== REQUEST ==
Begin with the first line of the material and write out each line exactly, ending with the line that contains "ctx.textBaseline = 'alphabetic';". Pictures are not part of the copy.

--------------------------------------------------

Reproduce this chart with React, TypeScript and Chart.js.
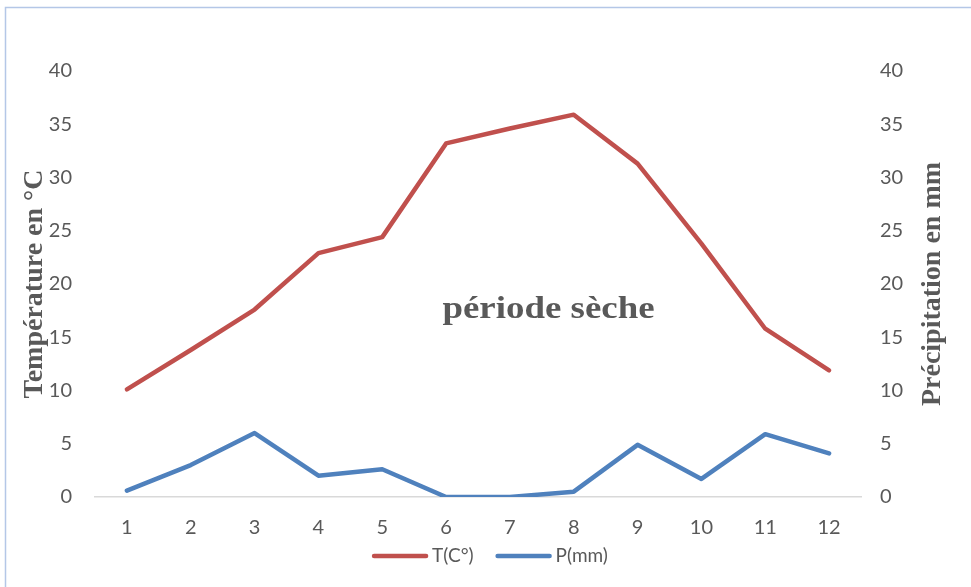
import { useEffect, useRef } from 'react';
import { Chart, registerables } from 'chart.js';

Chart.register(...registerables);

// Monthly climate data
const months = ['1', '2', '3', '4', '5', '6', '7', '8', '9', '10', '11', '12'];
const temperature = [10.1, 13.8, 17.6, 22.9, 24.4, 33.2, 34.6, 35.9, 31.3, 23.8, 15.8, 11.9];
const precipitation = [0.6, 3.0, 6.0, 2.0, 2.6, 0, 0, 0.5, 4.9, 1.7, 5.9, 4.1];

const leftTitle = 'Température en °C';
const rightTitle = 'Précipitation en mm';
const dryLabel = 'période sèche';

const GREY = '#595959';
const SANS = 'Lato, "Noto Sans", sans-serif';
const TICK_FONT = { family: SANS, size: 20 };
const SERIF = '"Liberation Serif", "Times New Roman", serif';

const decorations = {
  id: 'decorations',
  beforeDraw(chart: any) {
    const { ctx, width, height } = chart;
    ctx.save();
    ctx.fillStyle = '#ffffff';
    ctx.fillRect(0, 0, width, height);
    ctx.strokeStyle = '#b4c7e7';
    ctx.lineWidth = 1.5;
    ctx.strokeRect(5.5, 7.5, width + 20, height + 20);
    ctx.restore();
  },
  afterDraw(chart: any) {
    const { ctx, chartArea } = chart;
    const midY = (chartArea.top + chartArea.bottom) / 2;
    ctx.save();
    ctx.fillStyle = GREY;
    ctx.font = `bold 28px ${SERIF}`;
    ctx.textAlign = 'center';
    ctx.textBaseline = 'alphabetic';

    // left axis title
    ctx.save();
    ctx.translate(chartArea.left - 53, midY);
    ctx.rotate(-Math.PI / 2);
    ctx.fillText(leftTitle, 0, 0);
    ctx.restore();

    // right axis title, reading upwards too
    ctx.save();
    ctx.translate(chartArea.right + 79, midY);
    ctx.rotate(-Math.PI / 2);
    ctx.fillText(rightTitle, 0, 0);
    ctx.restore();

    // dry season label
    ctx.save();
    ctx.font = `bold 31px ${SERIF}`;
    ctx.translate(chartArea.left + 453.5, chartArea.top + 247);
    ctx.scale(1.19, 1);
    ctx.fillText(dryLabel, 0, 0);
    ctx.restore();

    // legend: a line sample followed by the series name
    const lineLen = 52;
    const gap = 6;
    const itemGap = 24;
    ctx.font = `19px ${SANS}`;
    ctx.textAlign = 'left';
    ctx.textBaseline = 'middle';
    const items = chart.data.datasets.map((ds: any) => ({
      label: ds.label as string,
      color: ds.borderColor as string,
      w: lineLen + gap + ctx.measureText(ds.label).width,
    }));
    const total = items.reduce((s: number, it: any) => s + it.w, 0) + itemGap * (items.length - 1);
    let x = (chartArea.left + chartArea.right) / 2 + 13 - total / 2;
    const y = chartArea.bottom + 59;
    for (const it of items) {
      ctx.strokeStyle = it.color;
      ctx.lineWidth = 4.5;
      ctx.lineCap = 'round';
      ctx.beginPath();
      ctx.moveTo(x, y);
      ctx.lineTo(x + lineLen, y);
      ctx.stroke();
      ctx.fillStyle = GREY;
      ctx.fillText(it.label, x + lineLen + gap, y);
      x += it.w + itemGap;
    }

    ctx.restore();
  },
};

export default function App() {
  const canvasRef = useRef<HTMLCanvasElement | null>(null);

  useEffect(() => {
    const canvas = canvasRef.current;
    if (!canvas) return;
    const chart = new Chart(canvas, {
      type: 'line',
      data: {
        labels: months,
        datasets: [
          {
            label: 'T(C°)',
            data: temperature,
            yAxisID: 'y',
            borderColor: '#c0504d',
            backgroundColor: '#c0504d',
            borderWidth: 4.5,
            borderCapStyle: 'round',
            borderJoinStyle: 'round',
            pointRadius: 0,
            tension: 0,
          },
          {
            label: 'P(mm)',
            data: precipitation,
            yAxisID: 'y1',
            borderColor: '#4f81bd',
            backgroundColor: '#4f81bd',
            borderWidth: 4.5,
            borderCapStyle: 'round',
            borderJoinStyle: 'round',
            pointRadius: 0,
            tension: 0,
          },
        ],
      },
      options: {
        responsive: false,
        animation: false,
        devicePixelRatio: 1,
        layout: { padding: { top: 71, left: 0, right: 0, bottom: 0 } },
        plugins: {
          tooltip: { enabled: false },
          legend: { display: false },
        },
        scales: {
          x: {
            offset: true,
            grid: { display: false, drawTicks: false },
            border: { display: true, color: '#d9d9d9', width: 1.5 },
            ticks: { color: GREY, font: TICK_FONT, padding: 19, maxRotation: 0 },
            afterFit(scale: any) {
              scale.height = 90;
            },
          },
          y: {
            position: 'left',
            min: 0,
            max: 40,
            grid: { display: false, drawTicks: false },
            border: { display: false },
            ticks: { stepSize: 5, color: GREY, font: TICK_FONT, padding: 23 },
            afterFit(scale: any) {
              scale.width = 95;
            },
          },
          y1: {
            position: 'right',
            min: 0,
            max: 40,
            grid: { display: false, drawTicks: false },
            border: { display: false },
            ticks: { stepSize: 5, color: GREY, font: TICK_FONT, padding: 19 },
            afterFit(scale: any) {
              scale.width = 110;
            },
          },
        },
      },
      plugins: [decorations],
    } as any);
    return () => chart.destroy();
  }, []);

  return (
    <div style={{ position: 'absolute', left: 0, top: 0, width: 971, height: 587 }}>
      <canvas ref={canvasRef} width={971} height={587} />
    </div>
  );
}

--------------------------------------------------

== ANSWER FOR THE TASK ==
Reproduce this chart with React, TypeScript and Chart.js.
import { useEffect, useRef } from 'react';
import { Chart, registerables } from 'chart.js';

Chart.register(...registerables);

// Monthly climate data
const months = ['1', '2', '3', '4', '5', '6', '7', '8', '9', '10', '11', '12'];
const temperature = [10.1, 13.8, 17.6, 22.9, 24.4, 33.2, 34.6, 35.9, 31.3, 23.8, 15.8, 11.9];
const precipitation = [0.6, 3.0, 6.0, 2.0, 2.6, 0, 0, 0.5, 4.9, 1.7, 5.9, 4.1];

const leftTitle = 'Température en °C';
const rightTitle = 'Précipitation en mm';
const dryLabel = 'période sèche';

const GREY = '#595959';
const SANS = 'Lato, "Noto Sans", sans-serif';
const TICK_FONT = { family: SANS, size: 20 };
const SERIF = '"Liberation Serif", "Times New Roman", serif';

const decorations = {
  id: 'decorations',
  beforeDraw(chart: any) {
    const { ctx, width, height } = chart;
    ctx.save();
    ctx.fillStyle = '#ffffff';
    ctx.fillRect(0, 0, width, height);
    ctx.strokeStyle = '#b4c7e7';
    ctx.lineWidth = 1.5;
    ctx.strokeRect(5.5, 7.5, width + 20, height + 20);
    ctx.restore();
  },
  afterDraw(chart: any) {
    const { ctx, chartArea } = chart;
    const midY = (chartArea.top + chartArea.bottom) / 2;
    ctx.save();
    ctx.fillStyle = GREY;
    ctx.font = `bold 28px ${SERIF}`;
    ctx.textAlign = 'center';
    ctx.textBaseline = 'alphabetic';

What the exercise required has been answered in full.